Hell is Other People?

I am a community junkie. I love people. But, at times, I hate people and can be very judgmental. I want to be in community—true community—friends, honesty, fun fellowship. I bounce between Sartre’s “hell is other people,” Jesus’ “love your enemies,” and this idealistic quote from 16th century Spanish priest, Bartolomé de las Casas:

It clearly appears that there are no races in the world, however rude, uncultivated, barbarous, gross or almost brutal they may be, who cannot be persuaded and brought to a good order and way of life, and made domestic, mild and tractable, provided . . . the method that is proper and natural to men is used; that is, love and gentleness and kindness.

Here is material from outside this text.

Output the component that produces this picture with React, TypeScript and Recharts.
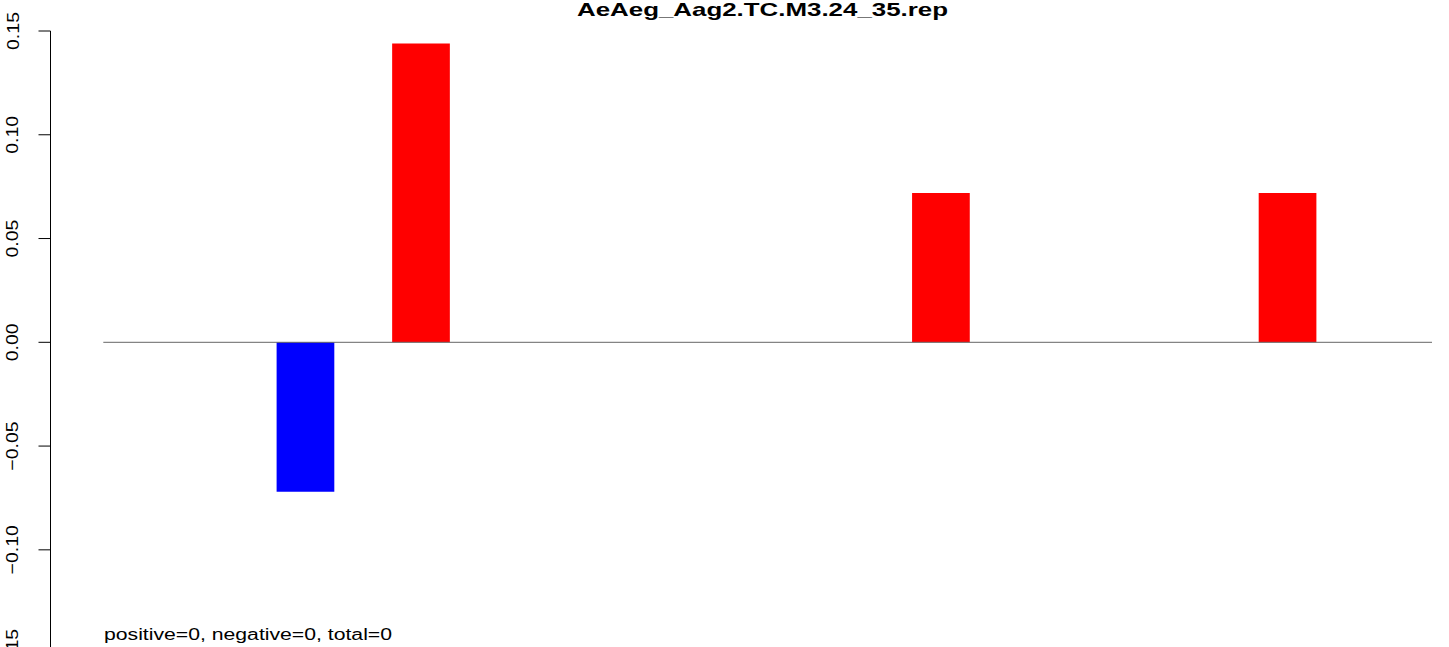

If you’ve ever camped out at a music festival, you’ve experienced the kind of community I want to elucidate. The lack of walls between households, the open schedules, the scarcity of resources, all contribute to the ease and frequency of engaging with one’s neighbors in the borrowing of ketchup, late night talks and songs, or joining in a game of volleyball. People make new friends, break bread together, invite others to their campfire, or assist neighbors with setup and/or take-down of campsites. I argue that is at least virtuous, if not divine, to be a soul that delights in constructively contributing to the formation of community.

I’ve often wished that my residential neighborhood could achieve such intimacy. I know there are elderly widows and widowers in my block that would benefit. But it’s not just they that suffer from loneliness; everyone does. People that are surrounded by numerous, flawless, easily maintained friendships only exist in fictional TV characters.

I often relate to “Hell is other people.” People are hard work. Social interaction is awkward. Relationships are high-maintenance. Small talk is difficult to conjure, boring, and often a waste of time. People, some more than others, are emotionally exhausting. Humans interface others with a long list of pet peeves, irritations and aversions. Hygiene, grammar, dress, gender, race, political and religious affiliations, sexual orientation, sexual attraction, worldviews, ideologies, sports interests (or lack), how and what we like to eat, musical tastes, etc. all complicate the interaction of two people and multiply exponentially with each additional person.

Let’s remove any shame that accompanies wanting to avoid people. We are each stewards of our own lives with a finite amount of energy in a 24-hour day. It is perfectly legitimate to see someone you don’t have the energy for and maneuver to avoid contact or put a time limit on the encounter. It is not necessary to be the martyr that always sacrifices your freedom for the sake of another’s feelings. Can we not sometimes “love our enemies” from a controlled distance? Of course we can, and should. I cannot underestimate the value of me-time, solitude and silence. These times energize me to have more to give when I am with others. The introvert/extrovert labels are never mutually exclusive. It has more to do with where one generates energy—among people or apart. But “no man is an island.”

That said, we are not off the hook from doing our part to foster community. In acknowledging that people are hard work, I am inferring that laziness, not realism, is a big deterrent to us buying in to Casas’ vision of community. Vibrant community, with all its benefits, does not just happen without exerted effort on the part of its participants.

Society spends too much energy on behavior management and not enough energy on exercising our grace/compassion/forgiveness muscles. I anticipate the day when we, as a society, recognize the nobility and maturity of those who are not easily offended and the underdeveloped and immature state of those who are. My advice for maintaining long, sustainable and vibrant communities is to become tough-skinned, and acknowledge that it’s simply a matter of “when,” not “if,” we hurt one another. Expecting people to sooner or later screw up is an honest, common sense approach to human relationships and preempts the shock (and some of the sting) of its inevitable occurrence.

The strength of a community, like a chain, is partly determined by the strength of its individual members, or links. It is a great mystery how one finds a balance in bringing to the group both the need to receive and the ability to give. We cannot deny that we are all coming because of unmet needs in our lives and there’s certainly no shame in that. However, a deep pitfall exists when one enters the community with reciprocal expectations. We’ve all known scorekeepers—every good they perform has a built-in expectation of repayment, and every offense they incur has a built-in intention of revenge. This is where the genius of Jesus’ teachings shine. The love that Jesus describes is not meritorious—only for those who deserve it. What makes Jesus’ love transcendent was it was without qualification or reciprocation. This love is not mastered overnight. This love, like all artisan master crafts, is only developed over time and through rigorous practice. As difficult and contrary to nature as “turn the other cheek” sounds, Jesus elucidates a powerful secret to overcoming destructive behavior in our communities (and ultimately in the world). Jesus modeled a subversive exposure of evil by not warring against it, but by creating a witness to its emptiness by becoming the stage upon which it is played out. Ideally, a mature community, which includes the offender, will bear witness to the inferior path taken by the violence and, being careful to avoid blame and shame, will seek a healing reconciliation that fosters longevity.

I am throwing down a challenge to all who read this column. In the month of April, walk out your lives with the intention of creating the community you want for yourself. Toughen up, see yourself connected to everyone, strangers even. Let’s contribute to making Murfreesboro the type of community everyone wants to be a part of.